> [Exercise description]: Provide an exact copy of the data, excluding the images.

> [Data section]:
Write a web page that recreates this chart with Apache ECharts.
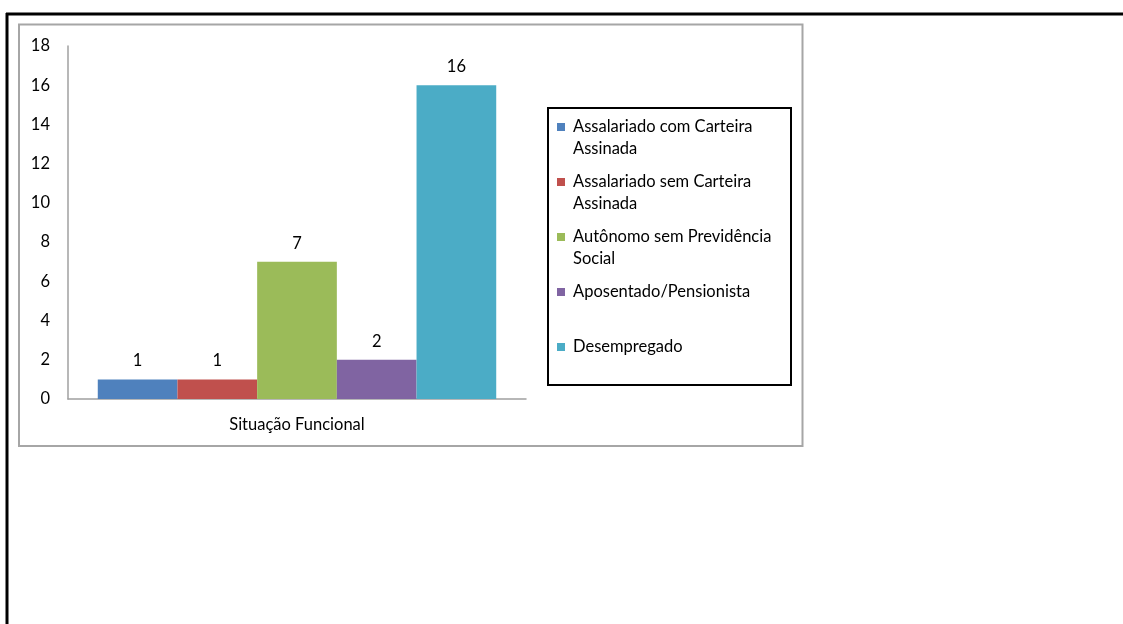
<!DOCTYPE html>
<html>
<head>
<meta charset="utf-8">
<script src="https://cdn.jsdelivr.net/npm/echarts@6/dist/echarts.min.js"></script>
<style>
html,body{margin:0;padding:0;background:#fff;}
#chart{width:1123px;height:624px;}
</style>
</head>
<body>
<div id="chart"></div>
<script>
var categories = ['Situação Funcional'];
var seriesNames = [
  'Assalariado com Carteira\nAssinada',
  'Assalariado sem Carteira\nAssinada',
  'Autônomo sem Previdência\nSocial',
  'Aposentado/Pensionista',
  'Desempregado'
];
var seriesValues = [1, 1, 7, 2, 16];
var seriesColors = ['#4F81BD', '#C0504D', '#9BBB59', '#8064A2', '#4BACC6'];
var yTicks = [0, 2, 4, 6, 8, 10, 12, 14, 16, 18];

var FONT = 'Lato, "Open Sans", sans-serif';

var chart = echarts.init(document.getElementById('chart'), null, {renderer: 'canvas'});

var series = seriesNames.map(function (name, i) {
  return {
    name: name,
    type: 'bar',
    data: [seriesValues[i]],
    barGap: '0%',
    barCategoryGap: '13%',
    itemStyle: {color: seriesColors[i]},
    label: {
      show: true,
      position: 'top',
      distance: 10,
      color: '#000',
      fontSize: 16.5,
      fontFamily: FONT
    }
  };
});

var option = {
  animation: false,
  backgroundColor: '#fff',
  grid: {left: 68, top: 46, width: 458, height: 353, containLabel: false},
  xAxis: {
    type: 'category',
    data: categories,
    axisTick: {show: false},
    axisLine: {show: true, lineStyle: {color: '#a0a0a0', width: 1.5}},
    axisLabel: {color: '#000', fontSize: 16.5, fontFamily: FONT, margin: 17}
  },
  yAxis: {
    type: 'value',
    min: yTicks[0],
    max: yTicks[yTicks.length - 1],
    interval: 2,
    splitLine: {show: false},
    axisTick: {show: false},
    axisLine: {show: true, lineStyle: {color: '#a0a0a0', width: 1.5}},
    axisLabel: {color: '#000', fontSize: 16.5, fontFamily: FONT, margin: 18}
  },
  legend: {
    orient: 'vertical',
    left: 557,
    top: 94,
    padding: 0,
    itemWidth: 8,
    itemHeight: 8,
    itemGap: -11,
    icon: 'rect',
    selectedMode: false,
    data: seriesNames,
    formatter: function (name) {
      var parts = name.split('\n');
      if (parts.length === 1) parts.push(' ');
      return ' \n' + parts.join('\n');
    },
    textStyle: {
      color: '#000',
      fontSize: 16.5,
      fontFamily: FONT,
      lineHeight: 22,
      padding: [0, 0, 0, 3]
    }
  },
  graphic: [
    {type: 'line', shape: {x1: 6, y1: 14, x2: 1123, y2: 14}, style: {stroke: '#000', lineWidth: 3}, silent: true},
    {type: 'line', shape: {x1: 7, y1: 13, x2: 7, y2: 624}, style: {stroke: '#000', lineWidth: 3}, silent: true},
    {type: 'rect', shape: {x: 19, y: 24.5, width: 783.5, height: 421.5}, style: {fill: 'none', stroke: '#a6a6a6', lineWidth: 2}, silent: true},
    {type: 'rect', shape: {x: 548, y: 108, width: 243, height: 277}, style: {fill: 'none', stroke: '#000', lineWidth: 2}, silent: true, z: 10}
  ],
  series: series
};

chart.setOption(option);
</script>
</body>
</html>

> [Response to this task]:
Write a web page that recreates this chart with Apache ECharts.
<!DOCTYPE html>
<html>
<head>
<meta charset="utf-8">
<script src="https://cdn.jsdelivr.net/npm/echarts@6/dist/echarts.min.js"></script>
<style>
html,body{margin:0;padding:0;background:#fff;}
#chart{width:1123px;height:624px;}
</style>
</head>
<body>
<div id="chart"></div>
<script>
var categories = ['Situação Funcional'];
var seriesNames = [
  'Assalariado com Carteira\nAssinada',
  'Assalariado sem Carteira\nAssinada',
  'Autônomo sem Previdência\nSocial',
  'Aposentado/Pensionista',
  'Desempregado'
];
var seriesValues = [1, 1, 7, 2, 16];
var seriesColors = ['#4F81BD', '#C0504D', '#9BBB59', '#8064A2', '#4BACC6'];
var yTicks = [0, 2, 4, 6, 8, 10, 12, 14, 16, 18];

var FONT = 'Lato, "Open Sans", sans-serif';

var chart = echarts.init(document.getElementById('chart'), null, {renderer: 'canvas'});

var series = seriesNames.map(function (name, i) {
  return {
    name: name,
    type: 'bar',
    data: [seriesValues[i]],
    barGap: '0%',
    barCategoryGap: '13%',
    itemStyle: {color: seriesColors[i]},
    label: {
      show: true,
      position: 'top',
      distance: 10,
      color: '#000',
      fontSize: 16.5,
      fontFamily: FONT
    }
  };
});

var option = {
  animation: false,
  backgroundColor: '#fff',
  grid: {left: 68, top: 46, width: 458, height: 353, containLabel: false},
  xAxis: {
    type: 'category',
    data: categories,
    axisTick: {show: false},
    axisLine: {show: true, lineStyle: {color: '#a0a0a0', width: 1.5}},
    axisLabel: {color: '#000', fontSize: 16.5, fontFamily: FONT, margin: 17}
  },
  yAxis: {
    type: 'value',
    min: yTicks[0],
    max: yTicks[yTicks.length - 1],
    interval: 2,
    splitLine: {show: false},
    axisTick: {show: false},
    axisLine: {show: true, lineStyle: {color: '#a0a0a0', width: 1.5}},
    axisLabel: {color: '#000', fontSize: 16.5, fontFamily: FONT, margin: 18}
  },
  legend: {
    orient: 'vertical',
    left: 557,
    top: 94,
    padding: 0,
    itemWidth: 8,
    itemHeight: 8,
    itemGap: -11,
    icon: 'rect',
    selectedMode: false,
    data: seriesNames,
    formatter: function (name) {
      var parts = name.split('\n');
      if (parts.length === 1) parts.push(' ');
      return ' \n' + parts.join('\n');
    },
    textStyle: {
      color: '#000',
      fontSize: 16.5,
      fontFamily: FONT,
      lineHeight: 22,
      padding: [0, 0, 0, 3]
    }
  },
  graphic: [
    {type: 'line', shape: {x1: 6, y1: 14, x2: 1123, y2: 14}, style: {stroke: '#000', lineWidth: 3}, silent: true},
    {type: 'line', shape: {x1: 7, y1: 13, x2: 7, y2: 624}, style: {stroke: '#000', lineWidth: 3}, silent: true},
    {type: 'rect', shape: {x: 19, y: 24.5, width: 783.5, height: 421.5}, style: {fill: 'none', stroke: '#a6a6a6', lineWidth: 2}, silent: true},
    {type: 'rect', shape: {x: 548, y: 108, width: 243, height: 277}, style: {fill: 'none', stroke: '#000', lineWidth: 2}, silent: true, z: 10}
  ],
  series: series
};

chart.setOption(option);
</script>
</body>
</html>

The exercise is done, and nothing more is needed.